Though France was not officially invited to IDEF French companies such as Thales or Nexter (formerly known as Giat Industries) will open stands at the fair.
Turkey’s Meltem project, which envisions the joint production with French Thales of 19 maritime patrol and surveillance systems for Turkey’s Navy and Coast Guard Command, has been continuing while French companies bid in Turkish projects within the European Aeronautics Defense and Space Company (EADS).
The DGA operates in 15 countries where there is the potential for arms trade. Despite its closure in Ankara several French companies continue operations in the capital.
Meanwhile the court case between the two countries at the International Court of Arbitration of the International Chamber of Commerce (ICC) in Geneva continues.

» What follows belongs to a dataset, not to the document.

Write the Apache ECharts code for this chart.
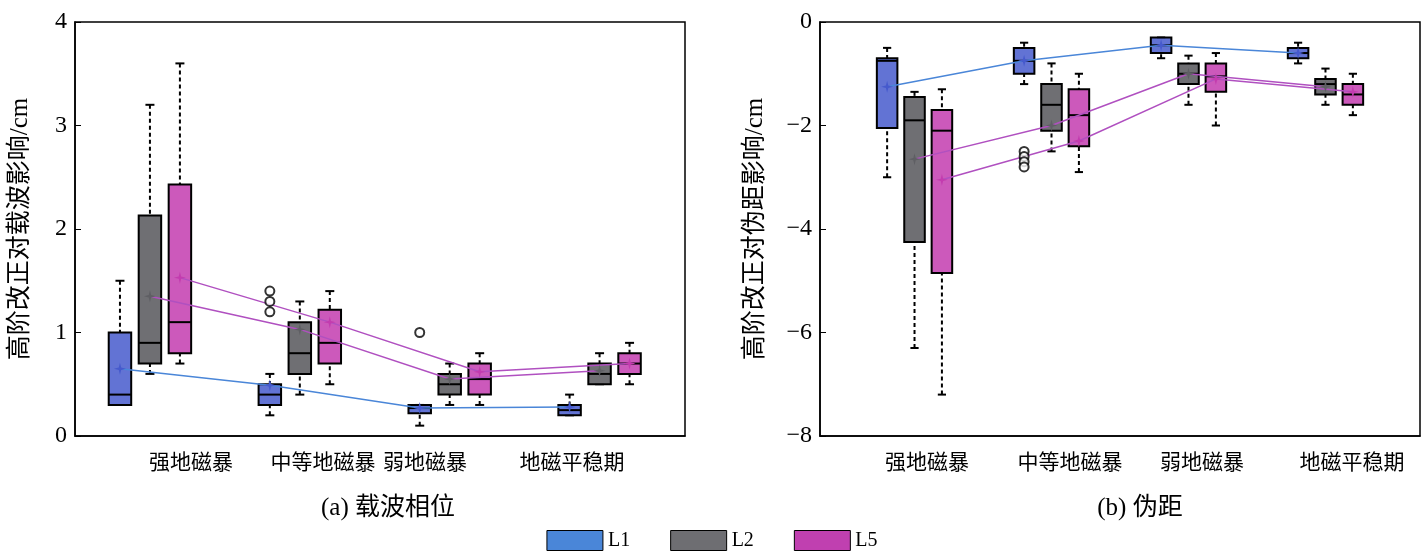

This concerns the decision of Turkey and MBDA in 2004 to solve a dispute over a missile project at the court.
MBDA argued that Turkey has allegedly violated contract terms when it cancelled Eryx short-range anti-tank missiles, while Ankara blames MBDA for failing to meet its obligations.
The Turkish Ministry of Defense signed the Eryx contract with French firm Aérospatiale -- now part of MBDA -- worth about 2.7 billion French francs ($486.5 million) in 1988 to replace the Turkish Land Force Command’s outdated 3.5-inch rocket launcher and RPG-7s seized from Kurdistan Workers’ Party (PKK) terrorists.
The deal aimed to allow Turkey to build a total of 19,200 missiles and 1,600 launchers under license over 10 years.